---------- Records supplied ----------

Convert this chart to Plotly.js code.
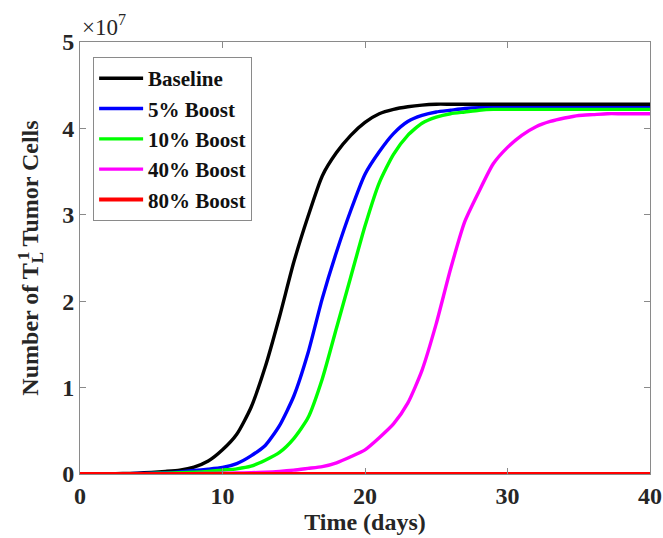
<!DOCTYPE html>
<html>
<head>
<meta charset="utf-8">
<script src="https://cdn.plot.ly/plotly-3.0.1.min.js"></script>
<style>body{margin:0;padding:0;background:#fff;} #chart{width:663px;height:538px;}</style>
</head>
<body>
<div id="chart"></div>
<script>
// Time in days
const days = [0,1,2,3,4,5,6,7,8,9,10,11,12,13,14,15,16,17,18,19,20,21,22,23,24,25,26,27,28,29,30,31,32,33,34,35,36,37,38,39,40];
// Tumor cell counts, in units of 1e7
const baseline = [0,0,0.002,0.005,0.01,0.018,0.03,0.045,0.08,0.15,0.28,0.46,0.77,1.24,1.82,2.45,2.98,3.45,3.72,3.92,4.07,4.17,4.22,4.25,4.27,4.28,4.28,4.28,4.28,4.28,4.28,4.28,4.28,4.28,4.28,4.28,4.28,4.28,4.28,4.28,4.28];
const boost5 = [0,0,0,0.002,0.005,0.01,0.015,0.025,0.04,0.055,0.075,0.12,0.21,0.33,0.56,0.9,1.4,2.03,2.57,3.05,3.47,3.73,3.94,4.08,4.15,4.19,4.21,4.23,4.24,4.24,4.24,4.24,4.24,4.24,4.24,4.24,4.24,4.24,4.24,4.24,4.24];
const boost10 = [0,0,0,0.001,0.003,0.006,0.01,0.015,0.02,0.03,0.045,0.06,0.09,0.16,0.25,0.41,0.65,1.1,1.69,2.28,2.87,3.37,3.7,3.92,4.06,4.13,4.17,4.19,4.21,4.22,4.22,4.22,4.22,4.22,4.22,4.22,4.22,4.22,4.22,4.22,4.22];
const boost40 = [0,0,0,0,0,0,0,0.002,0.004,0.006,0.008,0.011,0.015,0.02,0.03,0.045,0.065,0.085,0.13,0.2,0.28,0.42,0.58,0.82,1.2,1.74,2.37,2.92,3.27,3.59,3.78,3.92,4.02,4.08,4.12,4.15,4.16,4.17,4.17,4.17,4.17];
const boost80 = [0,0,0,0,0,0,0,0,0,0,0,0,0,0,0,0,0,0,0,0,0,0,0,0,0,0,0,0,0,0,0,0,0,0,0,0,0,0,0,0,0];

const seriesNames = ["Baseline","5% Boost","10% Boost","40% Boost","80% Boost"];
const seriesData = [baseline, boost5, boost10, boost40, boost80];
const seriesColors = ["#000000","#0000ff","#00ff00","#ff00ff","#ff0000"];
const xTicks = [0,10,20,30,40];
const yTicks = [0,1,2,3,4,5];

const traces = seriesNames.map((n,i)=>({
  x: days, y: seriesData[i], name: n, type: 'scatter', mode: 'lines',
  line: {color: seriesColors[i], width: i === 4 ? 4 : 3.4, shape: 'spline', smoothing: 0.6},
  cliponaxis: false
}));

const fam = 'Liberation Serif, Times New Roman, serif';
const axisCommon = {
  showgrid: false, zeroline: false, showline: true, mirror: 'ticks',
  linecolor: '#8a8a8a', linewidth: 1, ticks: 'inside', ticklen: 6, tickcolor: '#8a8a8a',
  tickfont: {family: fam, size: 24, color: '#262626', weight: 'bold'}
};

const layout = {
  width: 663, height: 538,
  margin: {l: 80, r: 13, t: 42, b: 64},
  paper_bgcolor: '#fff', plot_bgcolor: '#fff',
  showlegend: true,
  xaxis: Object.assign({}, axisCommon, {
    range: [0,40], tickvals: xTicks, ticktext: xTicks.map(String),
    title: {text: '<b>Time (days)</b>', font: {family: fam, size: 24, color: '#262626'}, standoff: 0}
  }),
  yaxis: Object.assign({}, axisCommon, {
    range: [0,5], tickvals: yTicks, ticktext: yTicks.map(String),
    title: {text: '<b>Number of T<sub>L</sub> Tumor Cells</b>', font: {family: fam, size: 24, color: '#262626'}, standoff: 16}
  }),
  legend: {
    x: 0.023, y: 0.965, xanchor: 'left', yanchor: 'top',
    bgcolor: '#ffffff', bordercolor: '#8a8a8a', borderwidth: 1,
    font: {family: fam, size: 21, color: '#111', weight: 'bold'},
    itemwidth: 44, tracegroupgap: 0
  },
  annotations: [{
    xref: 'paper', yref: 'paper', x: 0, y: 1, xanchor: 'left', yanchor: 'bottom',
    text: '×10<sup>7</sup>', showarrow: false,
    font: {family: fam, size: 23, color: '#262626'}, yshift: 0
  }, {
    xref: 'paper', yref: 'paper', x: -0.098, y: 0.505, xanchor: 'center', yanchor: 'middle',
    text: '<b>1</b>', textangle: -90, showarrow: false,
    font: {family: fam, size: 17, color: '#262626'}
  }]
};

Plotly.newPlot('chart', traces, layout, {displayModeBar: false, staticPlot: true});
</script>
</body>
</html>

----------
---------- Records supplied ----------

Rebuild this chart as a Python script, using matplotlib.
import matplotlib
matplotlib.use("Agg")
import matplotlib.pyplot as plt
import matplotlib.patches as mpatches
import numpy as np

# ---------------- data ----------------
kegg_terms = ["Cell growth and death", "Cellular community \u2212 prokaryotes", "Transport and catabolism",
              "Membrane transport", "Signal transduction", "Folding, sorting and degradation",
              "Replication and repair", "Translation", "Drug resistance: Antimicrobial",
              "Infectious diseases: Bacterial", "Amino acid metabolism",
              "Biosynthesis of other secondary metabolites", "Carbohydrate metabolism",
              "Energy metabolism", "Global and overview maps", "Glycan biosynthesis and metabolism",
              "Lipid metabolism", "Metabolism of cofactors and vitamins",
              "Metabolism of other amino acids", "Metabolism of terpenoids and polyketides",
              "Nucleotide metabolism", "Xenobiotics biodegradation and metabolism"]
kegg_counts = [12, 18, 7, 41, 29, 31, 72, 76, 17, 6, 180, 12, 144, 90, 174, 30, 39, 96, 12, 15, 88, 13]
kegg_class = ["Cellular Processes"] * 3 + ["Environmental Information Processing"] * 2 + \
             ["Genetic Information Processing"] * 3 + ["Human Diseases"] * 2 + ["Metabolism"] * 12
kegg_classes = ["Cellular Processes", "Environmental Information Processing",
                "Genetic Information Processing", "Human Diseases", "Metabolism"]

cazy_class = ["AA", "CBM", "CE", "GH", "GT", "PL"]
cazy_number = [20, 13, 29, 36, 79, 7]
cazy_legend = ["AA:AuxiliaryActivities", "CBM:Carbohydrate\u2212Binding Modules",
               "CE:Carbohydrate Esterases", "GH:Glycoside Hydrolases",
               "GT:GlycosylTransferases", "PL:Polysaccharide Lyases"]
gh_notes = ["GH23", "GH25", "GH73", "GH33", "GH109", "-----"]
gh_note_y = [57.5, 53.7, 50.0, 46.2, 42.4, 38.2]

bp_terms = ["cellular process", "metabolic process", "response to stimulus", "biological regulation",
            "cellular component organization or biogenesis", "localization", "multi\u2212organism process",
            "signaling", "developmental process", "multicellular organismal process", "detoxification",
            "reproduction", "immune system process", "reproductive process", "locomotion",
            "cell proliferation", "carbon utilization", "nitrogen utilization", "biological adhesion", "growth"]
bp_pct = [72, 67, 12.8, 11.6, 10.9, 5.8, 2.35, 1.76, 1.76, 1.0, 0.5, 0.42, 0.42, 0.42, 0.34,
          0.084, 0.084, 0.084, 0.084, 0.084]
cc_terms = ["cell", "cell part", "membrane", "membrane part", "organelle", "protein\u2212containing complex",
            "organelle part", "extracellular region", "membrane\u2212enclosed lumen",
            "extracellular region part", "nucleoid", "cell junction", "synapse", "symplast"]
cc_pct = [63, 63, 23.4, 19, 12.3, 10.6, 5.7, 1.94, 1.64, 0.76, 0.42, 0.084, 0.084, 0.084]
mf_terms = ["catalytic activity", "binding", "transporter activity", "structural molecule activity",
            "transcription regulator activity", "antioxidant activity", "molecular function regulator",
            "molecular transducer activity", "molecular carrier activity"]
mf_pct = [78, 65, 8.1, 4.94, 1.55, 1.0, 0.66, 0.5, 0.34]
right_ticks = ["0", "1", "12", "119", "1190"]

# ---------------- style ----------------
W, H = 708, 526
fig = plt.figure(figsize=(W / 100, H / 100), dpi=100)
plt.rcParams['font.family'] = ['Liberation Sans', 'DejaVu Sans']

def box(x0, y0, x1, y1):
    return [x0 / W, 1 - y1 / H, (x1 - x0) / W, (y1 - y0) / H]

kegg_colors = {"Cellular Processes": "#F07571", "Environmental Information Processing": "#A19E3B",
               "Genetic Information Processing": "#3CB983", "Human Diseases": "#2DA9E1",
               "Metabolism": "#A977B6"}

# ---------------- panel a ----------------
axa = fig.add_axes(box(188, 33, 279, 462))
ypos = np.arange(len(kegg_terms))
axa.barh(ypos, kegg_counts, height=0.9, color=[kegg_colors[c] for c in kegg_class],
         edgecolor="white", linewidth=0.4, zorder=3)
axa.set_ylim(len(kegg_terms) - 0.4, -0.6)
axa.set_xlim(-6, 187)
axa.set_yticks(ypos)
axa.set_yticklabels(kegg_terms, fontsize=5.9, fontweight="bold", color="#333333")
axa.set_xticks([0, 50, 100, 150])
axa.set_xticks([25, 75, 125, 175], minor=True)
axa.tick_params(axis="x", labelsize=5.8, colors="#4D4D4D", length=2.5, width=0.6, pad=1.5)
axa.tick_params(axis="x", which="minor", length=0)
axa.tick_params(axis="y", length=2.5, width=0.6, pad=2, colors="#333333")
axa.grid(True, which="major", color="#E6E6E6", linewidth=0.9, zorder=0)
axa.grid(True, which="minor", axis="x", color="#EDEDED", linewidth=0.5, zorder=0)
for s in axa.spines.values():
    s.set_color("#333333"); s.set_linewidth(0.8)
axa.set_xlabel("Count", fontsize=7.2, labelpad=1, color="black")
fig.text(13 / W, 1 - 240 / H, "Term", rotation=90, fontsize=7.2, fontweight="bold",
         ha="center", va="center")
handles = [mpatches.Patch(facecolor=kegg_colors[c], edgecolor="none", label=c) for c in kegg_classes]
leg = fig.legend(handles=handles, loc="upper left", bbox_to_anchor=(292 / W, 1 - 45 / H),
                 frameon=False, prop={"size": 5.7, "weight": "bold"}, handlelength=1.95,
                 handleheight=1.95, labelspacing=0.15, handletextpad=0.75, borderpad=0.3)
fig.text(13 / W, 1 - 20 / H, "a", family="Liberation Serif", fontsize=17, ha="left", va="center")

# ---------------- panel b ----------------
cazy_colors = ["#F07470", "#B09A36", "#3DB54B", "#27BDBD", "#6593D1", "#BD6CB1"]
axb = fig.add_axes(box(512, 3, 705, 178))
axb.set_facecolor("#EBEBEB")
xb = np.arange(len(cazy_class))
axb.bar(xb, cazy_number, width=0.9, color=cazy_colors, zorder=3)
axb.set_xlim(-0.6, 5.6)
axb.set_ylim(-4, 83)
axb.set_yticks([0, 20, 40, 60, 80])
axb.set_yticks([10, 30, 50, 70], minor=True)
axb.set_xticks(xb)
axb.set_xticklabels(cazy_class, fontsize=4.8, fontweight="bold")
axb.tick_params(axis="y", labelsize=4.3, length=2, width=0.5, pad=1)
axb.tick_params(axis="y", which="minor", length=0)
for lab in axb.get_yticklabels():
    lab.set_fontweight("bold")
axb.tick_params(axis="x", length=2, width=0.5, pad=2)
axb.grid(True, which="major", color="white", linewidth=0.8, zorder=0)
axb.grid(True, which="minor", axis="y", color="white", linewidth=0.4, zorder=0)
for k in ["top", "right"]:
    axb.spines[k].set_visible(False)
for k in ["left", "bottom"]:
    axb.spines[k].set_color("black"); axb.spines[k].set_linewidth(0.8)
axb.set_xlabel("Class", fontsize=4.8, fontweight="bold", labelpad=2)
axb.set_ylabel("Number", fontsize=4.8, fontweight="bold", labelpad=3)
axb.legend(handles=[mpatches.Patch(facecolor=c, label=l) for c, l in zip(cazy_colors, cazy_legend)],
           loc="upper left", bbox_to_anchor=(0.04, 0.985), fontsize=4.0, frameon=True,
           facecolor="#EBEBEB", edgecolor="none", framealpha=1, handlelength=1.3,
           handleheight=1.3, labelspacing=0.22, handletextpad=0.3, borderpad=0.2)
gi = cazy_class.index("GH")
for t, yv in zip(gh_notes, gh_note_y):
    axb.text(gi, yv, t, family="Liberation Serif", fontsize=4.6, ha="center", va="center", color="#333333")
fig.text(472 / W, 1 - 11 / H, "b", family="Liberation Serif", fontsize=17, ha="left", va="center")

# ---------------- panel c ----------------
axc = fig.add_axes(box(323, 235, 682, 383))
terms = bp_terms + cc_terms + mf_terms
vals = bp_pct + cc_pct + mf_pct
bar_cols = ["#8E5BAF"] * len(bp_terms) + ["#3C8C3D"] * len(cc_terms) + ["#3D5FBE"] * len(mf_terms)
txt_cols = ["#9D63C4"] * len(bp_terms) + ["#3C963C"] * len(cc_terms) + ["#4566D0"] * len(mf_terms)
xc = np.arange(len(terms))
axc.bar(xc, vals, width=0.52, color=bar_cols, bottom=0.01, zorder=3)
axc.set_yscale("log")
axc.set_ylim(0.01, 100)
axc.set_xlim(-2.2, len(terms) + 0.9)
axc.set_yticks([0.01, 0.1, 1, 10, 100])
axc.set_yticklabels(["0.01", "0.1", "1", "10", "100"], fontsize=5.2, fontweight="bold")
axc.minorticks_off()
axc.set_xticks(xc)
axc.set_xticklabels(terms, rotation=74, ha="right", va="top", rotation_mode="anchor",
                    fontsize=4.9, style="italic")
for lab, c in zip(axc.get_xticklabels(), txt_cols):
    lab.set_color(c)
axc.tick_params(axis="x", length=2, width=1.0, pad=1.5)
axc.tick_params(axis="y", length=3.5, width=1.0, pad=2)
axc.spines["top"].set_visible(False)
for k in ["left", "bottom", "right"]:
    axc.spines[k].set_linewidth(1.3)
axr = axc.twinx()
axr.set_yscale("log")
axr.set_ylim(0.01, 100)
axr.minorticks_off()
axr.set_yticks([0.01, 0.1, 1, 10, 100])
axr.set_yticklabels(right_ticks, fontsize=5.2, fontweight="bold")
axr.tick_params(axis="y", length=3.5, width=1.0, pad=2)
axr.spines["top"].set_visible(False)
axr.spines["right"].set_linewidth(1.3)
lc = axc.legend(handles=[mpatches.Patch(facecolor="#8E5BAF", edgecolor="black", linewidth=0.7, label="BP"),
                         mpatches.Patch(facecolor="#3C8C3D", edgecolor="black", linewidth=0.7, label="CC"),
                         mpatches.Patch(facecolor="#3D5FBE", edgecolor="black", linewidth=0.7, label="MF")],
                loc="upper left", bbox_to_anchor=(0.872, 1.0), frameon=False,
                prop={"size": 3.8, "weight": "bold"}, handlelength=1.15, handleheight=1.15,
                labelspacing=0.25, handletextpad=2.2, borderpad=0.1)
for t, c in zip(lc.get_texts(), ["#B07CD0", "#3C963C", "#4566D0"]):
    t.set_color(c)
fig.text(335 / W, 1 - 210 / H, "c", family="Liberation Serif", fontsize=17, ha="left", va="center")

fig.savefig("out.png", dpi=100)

----------
---------- Records supplied ----------

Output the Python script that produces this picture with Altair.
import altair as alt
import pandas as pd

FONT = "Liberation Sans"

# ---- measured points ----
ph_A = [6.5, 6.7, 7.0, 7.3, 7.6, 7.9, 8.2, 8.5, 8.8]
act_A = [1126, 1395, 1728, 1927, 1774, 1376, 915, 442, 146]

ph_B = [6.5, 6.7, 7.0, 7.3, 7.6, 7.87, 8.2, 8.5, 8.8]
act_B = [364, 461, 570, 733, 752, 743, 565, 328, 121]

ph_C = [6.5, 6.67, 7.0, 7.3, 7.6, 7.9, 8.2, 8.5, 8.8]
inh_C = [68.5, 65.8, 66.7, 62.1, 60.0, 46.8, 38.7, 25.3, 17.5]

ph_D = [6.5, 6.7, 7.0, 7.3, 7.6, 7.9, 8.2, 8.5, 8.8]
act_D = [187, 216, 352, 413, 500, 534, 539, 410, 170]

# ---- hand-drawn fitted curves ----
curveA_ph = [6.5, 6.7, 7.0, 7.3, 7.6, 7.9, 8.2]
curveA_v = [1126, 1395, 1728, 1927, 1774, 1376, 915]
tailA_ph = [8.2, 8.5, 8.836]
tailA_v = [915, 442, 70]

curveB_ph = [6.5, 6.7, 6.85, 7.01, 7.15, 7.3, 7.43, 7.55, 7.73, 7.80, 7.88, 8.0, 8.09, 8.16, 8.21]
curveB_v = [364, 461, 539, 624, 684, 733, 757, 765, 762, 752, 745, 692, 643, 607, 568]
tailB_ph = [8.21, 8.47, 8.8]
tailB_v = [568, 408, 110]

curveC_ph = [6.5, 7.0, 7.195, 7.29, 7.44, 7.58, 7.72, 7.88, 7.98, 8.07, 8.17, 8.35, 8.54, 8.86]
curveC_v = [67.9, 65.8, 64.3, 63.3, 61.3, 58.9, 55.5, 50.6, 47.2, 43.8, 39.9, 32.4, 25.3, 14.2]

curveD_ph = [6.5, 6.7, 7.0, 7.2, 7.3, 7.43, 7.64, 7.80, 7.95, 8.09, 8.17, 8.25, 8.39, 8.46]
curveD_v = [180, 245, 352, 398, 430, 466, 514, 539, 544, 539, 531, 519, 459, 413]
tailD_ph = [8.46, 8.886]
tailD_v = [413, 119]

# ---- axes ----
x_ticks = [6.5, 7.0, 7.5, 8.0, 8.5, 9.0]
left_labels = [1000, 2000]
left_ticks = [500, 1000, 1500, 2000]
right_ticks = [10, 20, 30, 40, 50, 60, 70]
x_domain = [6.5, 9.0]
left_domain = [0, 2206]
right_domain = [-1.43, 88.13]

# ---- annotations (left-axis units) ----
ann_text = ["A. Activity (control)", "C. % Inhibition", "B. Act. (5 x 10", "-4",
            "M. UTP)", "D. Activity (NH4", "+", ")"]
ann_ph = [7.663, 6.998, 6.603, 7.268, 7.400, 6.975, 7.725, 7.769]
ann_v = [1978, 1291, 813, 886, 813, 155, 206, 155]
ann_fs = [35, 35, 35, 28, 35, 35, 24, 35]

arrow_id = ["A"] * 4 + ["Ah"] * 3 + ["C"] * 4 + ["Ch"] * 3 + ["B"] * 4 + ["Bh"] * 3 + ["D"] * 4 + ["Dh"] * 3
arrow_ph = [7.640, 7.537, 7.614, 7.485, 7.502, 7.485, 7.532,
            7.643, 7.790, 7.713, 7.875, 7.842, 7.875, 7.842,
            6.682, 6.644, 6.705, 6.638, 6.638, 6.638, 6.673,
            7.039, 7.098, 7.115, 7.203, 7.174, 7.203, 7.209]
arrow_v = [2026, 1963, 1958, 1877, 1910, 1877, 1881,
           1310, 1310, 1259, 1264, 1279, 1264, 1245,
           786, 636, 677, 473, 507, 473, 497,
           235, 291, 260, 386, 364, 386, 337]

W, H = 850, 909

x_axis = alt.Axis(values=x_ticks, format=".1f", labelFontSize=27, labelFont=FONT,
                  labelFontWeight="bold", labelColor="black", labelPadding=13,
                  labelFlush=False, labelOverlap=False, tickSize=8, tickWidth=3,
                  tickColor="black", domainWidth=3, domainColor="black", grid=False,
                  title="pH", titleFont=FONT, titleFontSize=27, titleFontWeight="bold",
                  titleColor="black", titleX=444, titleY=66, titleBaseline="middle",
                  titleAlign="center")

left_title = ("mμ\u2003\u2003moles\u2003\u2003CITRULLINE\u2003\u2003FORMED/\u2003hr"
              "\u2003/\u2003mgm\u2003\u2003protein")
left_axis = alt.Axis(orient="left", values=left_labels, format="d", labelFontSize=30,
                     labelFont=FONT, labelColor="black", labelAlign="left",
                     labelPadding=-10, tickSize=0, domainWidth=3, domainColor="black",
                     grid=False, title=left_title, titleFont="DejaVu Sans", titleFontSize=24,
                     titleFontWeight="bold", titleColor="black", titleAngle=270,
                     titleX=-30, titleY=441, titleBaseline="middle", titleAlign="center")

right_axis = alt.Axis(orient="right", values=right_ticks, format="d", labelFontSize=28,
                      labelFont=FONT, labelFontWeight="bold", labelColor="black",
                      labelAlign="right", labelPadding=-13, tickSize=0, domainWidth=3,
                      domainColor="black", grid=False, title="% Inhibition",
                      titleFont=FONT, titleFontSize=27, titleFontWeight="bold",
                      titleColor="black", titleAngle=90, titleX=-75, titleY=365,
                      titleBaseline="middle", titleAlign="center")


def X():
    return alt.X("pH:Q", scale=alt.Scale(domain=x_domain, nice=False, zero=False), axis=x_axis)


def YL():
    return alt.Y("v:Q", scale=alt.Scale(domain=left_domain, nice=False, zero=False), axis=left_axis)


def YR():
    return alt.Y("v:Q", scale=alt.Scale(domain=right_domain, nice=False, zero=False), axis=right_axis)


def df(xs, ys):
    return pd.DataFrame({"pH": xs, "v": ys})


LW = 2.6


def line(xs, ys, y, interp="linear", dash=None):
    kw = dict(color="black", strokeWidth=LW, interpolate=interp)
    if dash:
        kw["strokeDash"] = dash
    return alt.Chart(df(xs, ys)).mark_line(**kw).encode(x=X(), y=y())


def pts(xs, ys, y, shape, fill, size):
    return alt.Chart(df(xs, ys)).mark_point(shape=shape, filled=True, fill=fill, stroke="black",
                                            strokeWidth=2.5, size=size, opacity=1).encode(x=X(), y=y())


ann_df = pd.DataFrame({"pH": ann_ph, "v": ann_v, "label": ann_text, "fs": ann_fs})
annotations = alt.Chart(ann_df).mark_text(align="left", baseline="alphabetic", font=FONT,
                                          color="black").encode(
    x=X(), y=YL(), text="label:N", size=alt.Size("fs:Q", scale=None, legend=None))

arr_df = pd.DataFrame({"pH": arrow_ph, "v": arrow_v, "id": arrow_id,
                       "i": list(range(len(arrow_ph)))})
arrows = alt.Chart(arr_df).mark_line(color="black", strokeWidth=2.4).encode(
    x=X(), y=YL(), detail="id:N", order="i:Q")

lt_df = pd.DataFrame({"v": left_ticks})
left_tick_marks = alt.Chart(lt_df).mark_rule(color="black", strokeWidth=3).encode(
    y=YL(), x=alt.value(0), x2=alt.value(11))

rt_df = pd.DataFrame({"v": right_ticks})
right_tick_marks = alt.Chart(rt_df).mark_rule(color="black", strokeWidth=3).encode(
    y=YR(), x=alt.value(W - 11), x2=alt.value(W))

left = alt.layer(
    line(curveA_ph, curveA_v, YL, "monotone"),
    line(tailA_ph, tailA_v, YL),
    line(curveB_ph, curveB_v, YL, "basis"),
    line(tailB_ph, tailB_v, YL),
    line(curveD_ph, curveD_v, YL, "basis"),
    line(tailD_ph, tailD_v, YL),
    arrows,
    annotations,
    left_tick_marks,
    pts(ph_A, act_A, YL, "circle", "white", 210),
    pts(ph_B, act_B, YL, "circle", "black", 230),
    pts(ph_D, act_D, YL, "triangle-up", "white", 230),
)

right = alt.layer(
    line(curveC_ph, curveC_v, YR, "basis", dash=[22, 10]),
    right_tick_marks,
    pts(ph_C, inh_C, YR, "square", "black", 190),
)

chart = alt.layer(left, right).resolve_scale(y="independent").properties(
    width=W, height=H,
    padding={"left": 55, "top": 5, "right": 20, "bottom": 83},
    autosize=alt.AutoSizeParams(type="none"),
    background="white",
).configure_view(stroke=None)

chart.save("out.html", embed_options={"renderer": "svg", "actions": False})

----------

— Challenge —
Copy each line holding the word "this" from the listing above.

— Completed exercise —
Convert this chart to Plotly.js code.
Rebuild this chart as a Python script, using matplotlib.
Output the Python script that produces this picture with Altair.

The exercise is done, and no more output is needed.